Currently, llvm bytecode files must begin with llvm\d where \d = {0,1,2}.
Have you considered allowing a "hash bang path" to precede the llvm
magic number?
This would allow llvm modules to be executable on UNIX systems (and
under cygwin).
Would the community find this useful? I like the idea of
platform-independent binaries
being able to masquerade as native executibles.
I'm thinking of something like the following:
(1) Check for the llvm magic number at the beginning of the file.
If this test passes, proceed normally.
(2) Otherwise, check that the first two bytes of the file are "#!".
if this test fails, indicate a corrupt/invalid bytecode file and
exit with error code.
(3) Scan up to 256 bytes after the #!, looking for a \n.
If no \n is found, indicate a corrupt/invalid bytecode file and exit
with error code.
(4) If the normal llvm magic number doesn't immediately follow the first \n,
then indicate a corrupt/invalid bytecode file and exit with error code.
(5) Parse the file as normal following the llvm magic number.
This seems like a fairly isolated change, and I'd be interested in
implementing it
and submitting a patch if others think this is a good idea.

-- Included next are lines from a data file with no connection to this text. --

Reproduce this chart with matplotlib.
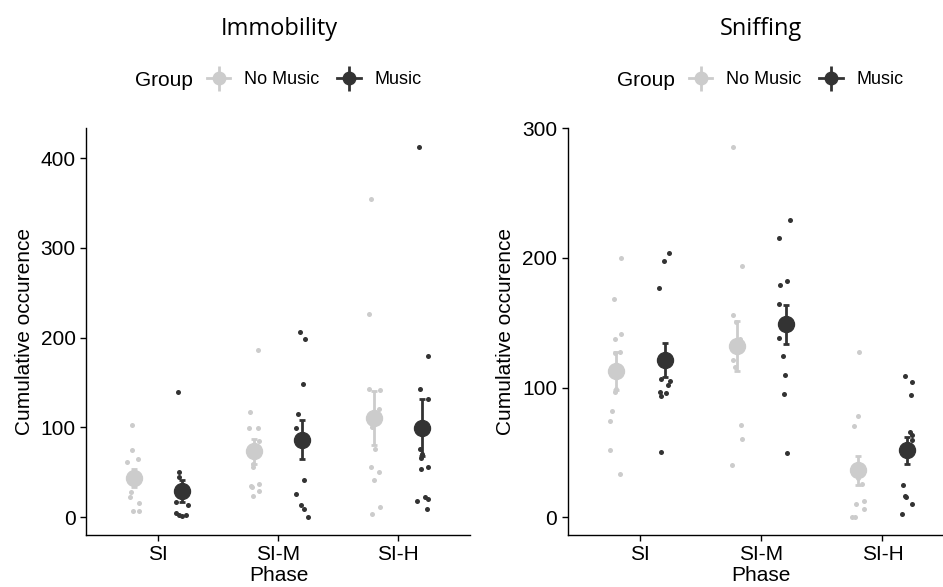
import numpy as np
import matplotlib.pyplot as plt
from matplotlib.lines import Line2D
from matplotlib.legend_handler import HandlerTuple

# ---------------------------------------------------------------------------
# Data
# ---------------------------------------------------------------------------
phases = ["SI", "SI-M", "SI-H"]
groups = ["No Music", "Music"]

# Immobility - individual animals per phase
imm_nomusic = [
    [103, 75, 65, 62, 50, 28, 23, 15.6, 7.4, 6.7],
    [186.8, 117.6, 99.7, 99.7, 84.9, 59.6, 55.8, 37.2, 34.3, 33.5, 28.7, 23.1],
    [355, 226, 143.3, 142.2, 121, 100.5, 75.9, 55.8, 50.2, 41, 11.2, 3.7],
]
imm_music = [
    [140, 50, 44.5, 27, 16.7, 13.7, 4.8, 3, 1.1, 3],
    [206.5, 198.3, 148.8, 115.4, 99.7, 41.7, 26.1, 13.8, 9.3, 0.8],
    [413, 179.7, 142.5, 132.1, 75.9, 70, 66.3, 55.8, 53.6, 22.3, 19.8, 18.6, 9.3],
]
imm_nomusic_mean = [44, 73.3, 110.5]
imm_nomusic_se = [10, 14.2, 29.6]
imm_music_mean = [29, 86.3, 99.7]
imm_music_se = [12, 21.8, 32]

# Sniffing - individual animals per phase
snf_nomusic = [
    [200.1, 168.2, 141.6, 137.8, 127.5, 127, 99, 96.6, 81.9, 73.9, 52, 33.5],
    [285.9, 193.7, 155.8, 150.7, 137.8, 121, 115.9, 71.3, 60.5, 40.4],
    [127.5, 77.8, 70, 30, 25.8, 12.4, 10.3, 6.4, 0.5, 0.5],
]
snf_music = [
    [204, 197.5, 176.9, 106.9, 105.1, 101.7, 96.6, 95.8, 93.2, 50.2],
    [229.2, 215, 182.3, 179, 164.3, 138.3, 124.1, 109.5, 94.8, 49.4],
    [109.2, 104.6, 94, 65.7, 63.1, 59.7, 24.5, 16.2, 15.5, 10.3, 2.1],
]
snf_nomusic_mean = [112.8, 131.9, 36]
snf_nomusic_se = [14.8, 19.3, 11.2]
snf_music_mean = [121, 148.6, 51.5]
snf_music_se = [13, 14.8, 10.3]

# horizontal jitter of the individual points (category units)
imm_nomusic_jit = [
    [-0.016, -0.016, 0.034, -0.057, 0, -0.024, -0.032, 0.042, -0.011, 0.039],
    [0.033, -0.033, -0.038, 0.033, 0.045, -0.005, -0.005, 0.045, -0.027, -0.017, 0.045, -0.005],
    [-0.027, -0.044, -0.039, 0.050, 0.039, -0.014, 0.008, -0.027, 0.041, 0.002, 0.047, -0.017],
]
imm_music_jit = [
    [-0.032, -0.023, -0.029, -0.042, -0.046, 0.046, -0.051, -0.023, -0.001, 0.032],
    [-0.015, 0.021, 0.007, -0.037, -0.048, 0.018, -0.048, -0.010, 0.018, 0.046],
    [-0.028, 0.051, -0.020, 0.049, -0.017, 0.002, -0.009, 0.051, -0.007, 0.027, 0.049, -0.042, 0.043],
]
snf_nomusic_jit = [
    [0.037, -0.021, 0.037, -0.007, 0.029, -0.012, 0, -0.010, -0.031, -0.054, -0.048, 0.029],
    [-0.037, 0.037, -0.037, -0.009, 0.024, -0.037, -0.021, 0.032, 0.037, -0.046],
    [0.004, -0.002, -0.035, 0, 0.035, 0.046, -0.015, 0.046, -0.051, -0.023],
]
snf_music_jit = [
    [0.034, -0.005, -0.049, -0.027, 0.042, 0.031, -0.041, 0.015, -0.027, -0.032],
    [0.040, -0.057, 0.009, -0.046, -0.057, -0.057, -0.024, -0.002, -0.016, 0.012],
    [-0.016, 0.040, 0.034, 0.026, 0.040, 0.045, -0.030, -0.016, -0.002, 0.040, -0.038],
]

# ---------------------------------------------------------------------------
# Style
# ---------------------------------------------------------------------------
plt.rcParams['font.family'] = ['Liberation Sans', 'DejaVu Sans']

LIGHT = '#cccccc'
DARK = '#333333'
DODGE = 0.2
W, H = 943, 587

fig = plt.figure(figsize=(W / 100, H / 100), dpi=100)


def draw_panel(ax, title, center_px, nm, nm_jit, m, m_jit,
               nm_mean, nm_se, m_mean, m_se, yticks, xmax):
    # raw points
    for k in range(len(phases)):
        for vals, jit, off, col in [(nm[k], nm_jit[k], -DODGE, LIGHT),
                                    (m[k], m_jit[k], DODGE, DARK)]:
            xs = k + 1 + off + np.array(jit)
            ax.scatter(xs, vals, s=13, color=col, linewidths=0, zorder=2)

    # mean +/- se
    xc = np.arange(1, len(phases) + 1)
    for mean, se, off, col in [(nm_mean, nm_se, -DODGE, LIGHT),
                               (m_mean, m_se, DODGE, DARK)]:
        ax.errorbar(xc + off, mean, yerr=se, fmt='o', ms=11.5, color=col,
                    elinewidth=2.0, capsize=2.2, capthick=2.0, zorder=3)

    # ggplot-like 5% expansion
    allv = np.concatenate([np.concatenate(nm), np.concatenate(m)])
    lo, hi = allv.min(), allv.max()
    pad = 0.05 * (hi - lo)
    ax.set_ylim(lo - pad, hi + pad)
    ax.set_xlim(0.4, xmax)

    ax.set_xticks(xc)
    ax.set_xticklabels(phases)
    ax.set_yticks(yticks)
    ax.set_xlabel('Phase', fontsize=15, labelpad=3.5)
    # keep "Phase" centred under the panel's category span
    ax_px = ax.get_position().x0 * W
    ax_w = ax.get_position().width * W
    ax.xaxis.set_label_coords((center_px - ax_px) / ax_w, -0.075)
    ax.set_ylabel('Cumulative occurence', fontsize=15, labelpad=5)
    for s in ['top', 'right']:
        ax.spines[s].set_visible(False)
    for s in ['left', 'bottom']:
        ax.spines[s].set_linewidth(1.0)
    ax.tick_params(length=4, width=1.0, labelsize=15, pad=3.5, colors='black')

    # title
    fig.text(center_px / W, 1 - 29 / H, title, ha='center', va='center',
             fontsize=17, family='Open Sans')

    # legend: "Group" + two pointrange keys
    ly = 1 - 80 / H
    fig.text((center_px - 86) / W, ly, 'Group', ha='right', va='center', fontsize=15)
    handles = []
    for col in [LIGHT, DARK]:
        hline = Line2D([], [], color=col, lw=2.0)
        vline = Line2D([], [], color=col, marker='|', ms=18, mew=2.0, ls='none')
        dot = Line2D([], [], color=col, marker='o', ms=9, ls='none')
        handles.append((hline, vline, dot))
    ax.legend(handles, groups, handler_map={tuple: HandlerTuple(ndivide=1)},
              loc='center left', bbox_to_anchor=((center_px - 72) / W, ly),
              bbox_transform=fig.transFigure, ncol=2, frameon=False,
              fontsize=13, borderpad=0, borderaxespad=0, numpoints=1,
              handlelength=1.3, handletextpad=0.75, columnspacing=1.0)


bottom = (H - 535) / H
height = (535 - 128) / H

ax1 = fig.add_axes([86 / W, bottom, (470 - 86) / W, height])
draw_panel(ax1, 'Immobility', 279, imm_nomusic, imm_nomusic_jit, imm_music, imm_music_jit,
           imm_nomusic_mean, imm_nomusic_se, imm_music_mean, imm_music_se,
           [0, 100, 200, 300, 400], 3.6)

ax2 = fig.add_axes([567.7 / W, bottom, (W - 567.7) / W, height])
draw_panel(ax2, 'Sniffing', 761, snf_nomusic, snf_nomusic_jit, snf_music, snf_music_jit,
           snf_nomusic_mean, snf_nomusic_se, snf_music_mean, snf_music_se,
           [0, 100, 200, 300], 3.5)

fig.savefig('out.png', dpi=100)
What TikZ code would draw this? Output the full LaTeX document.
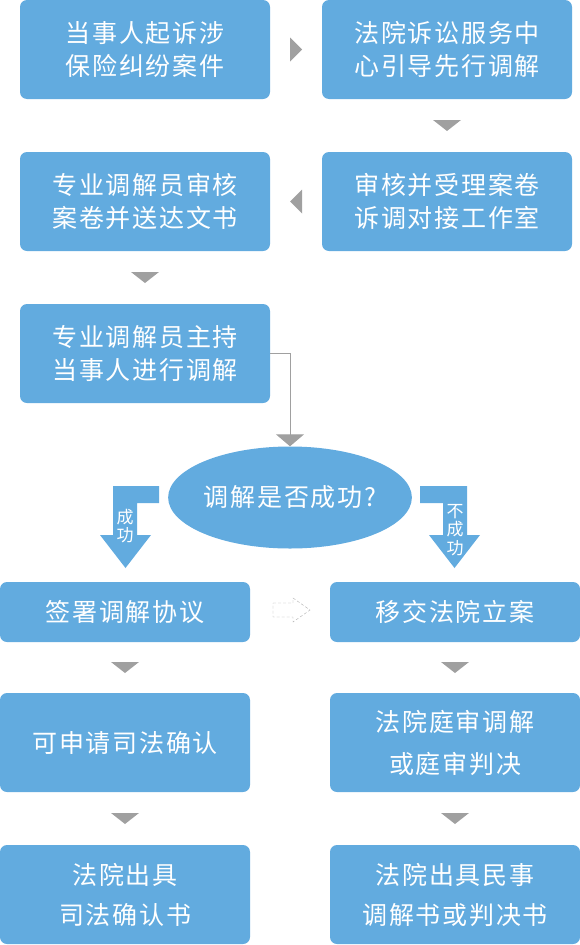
\documentclass[tikz,border=0pt]{standalone}
\usepackage{fontspec}
\newfontfamily\cjk[LetterSpace=7]{Noto Sans CJK SC}
\newfontfamily\cjksmall{Noto Sans CJK SC}
\usetikzlibrary{arrows.meta,shapes.geometric,calc}
\definecolor{boxblue}{RGB}{98,171,223}
\definecolor{trigray}{RGB}{160,160,160}
\definecolor{dashgray}{RGB}{175,175,175}
\tikzset{
  stepbox/.style={rectangle, rounded corners=7pt, fill=boxblue, text=white,
    minimum width=250pt, minimum height=99pt, inner sep=0pt, align=center,
    font=\cjk\fontsize{25}{33}\selectfont},
  flatbox/.style={stepbox, minimum height=60pt},
  askbox/.style={ellipse, fill=boxblue, text=white, minimum width=242pt,
    minimum height=102pt, inner sep=0pt, font=\cjk\fontsize{25}{33}\selectfont},
  flowtext/.style={text=white, align=center, inner sep=0pt,
    font=\cjksmall\fontsize{17}{18.5}\selectfont}
}
\begin{document}
\begin{tikzpicture}[x=1pt,y=-1pt]
\useasboundingbox (0,0) rectangle (580,945);
% boxes
\node[stepbox] (b1) at (145,49.5) {当事人起诉涉\\保险纠纷案件};
\node[stepbox] (b2) at (447,49.5) {法院诉讼服务中\\心引导先行调解};
\node[stepbox] (b3) at (447,201.5) {审核并受理案卷\\诉调对接工作室};
\node[stepbox] (b4) at (145,201.5) {专业调解员审核\\案卷并送达文书};
\node[stepbox] (b5) at (145,353.5) {专业调解员主持\\当事人进行调解};
\node[askbox] (q) at (290,497.5) {调解是否成功?};
\node[flatbox] (b6) at (125,612) {签署调解协议};
\node[flatbox] (b7) at (455,612) {移交法院立案};
\node[stepbox] (b8) at (125,742.5) {可申请司法确认};
\node[stepbox, font=\cjk\fontsize{25}{42}\selectfont] (b9) at (455,742.5) {法院庭审调解\\或庭审判决};
\node[stepbox, font=\cjk\fontsize{25}{40}\selectfont] (b10) at (125,894.5) {法院出具\\司法确认书};
\node[stepbox, font=\cjk\fontsize{25}{40}\selectfont] (b11) at (455,894.5) {法院出具民事\\调解书或判决书};
% small triangles
\fill[trigray] ($(b1.east)!0.5!(b2.west)+(-6,-12)$) -- ++(12,12) -- ++(-12,12) -- cycle;
\fill[trigray] ($(b3.west)!0.5!(b4.east)+(6,-12)$) -- ++(-12,12) -- ++(12,12) -- cycle;
\foreach \a/\b in {b2/b3, b4/b5, b6/b8, b7/b9, b8/b10, b9/b11}
    \fill[trigray] ($(\a.south)!0.5!(\b.north)+(-14,-5.5)$) -- ++(28,0) -- ++(-14,11) -- cycle;
% connector to the question
\draw[trigray, line width=1pt, -{Triangle[width=28pt,length=12pt]}] (b5.east) -| (q.north);
% yes / no arrows
\fill[boxblue] (159,486) -- (113,486) -- (113,535) -- (100,535) -- (125.5,568)
    -- (151,535) -- (137,535) -- (137,503) -- (159,503) -- cycle;
\node[flowtext] (yes) at (125,526) {成\\功};
\fill[boxblue] (420,486) -- (467,486) -- (467,535) -- (480,535) -- (454.5,568)
    -- (429,535) -- (443,535) -- (443,503) -- (420,503) -- cycle;
\node[flowtext] (no) at (455,530) {不\\成\\功};
% dashed hint arrow
\draw[dashgray, dash pattern=on 3pt off 2pt] (273,603) -- (293,603) -- (293,598) -- (310,610)
    -- (293,622) -- (293,617) -- (273,617) -- cycle;
\end{tikzpicture}
\end{document}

I wouldn't change the way bytecode files are generated by the compiler.
How does that sound?
-Karl
P.S. It might be good to put references to Ken Thompson's Dis virtual
machine design paper and Michael Franz's SafeTSA Java performance
paper on the llvm website. It was these two papers that caused me to
start looking for an open-source VM that used a (nearly) infinite
register bytecode (SSA or memory machine) instead of the very common
two register bytecode (the top two values on a stack machine's
stack... not counting the instruction pointer).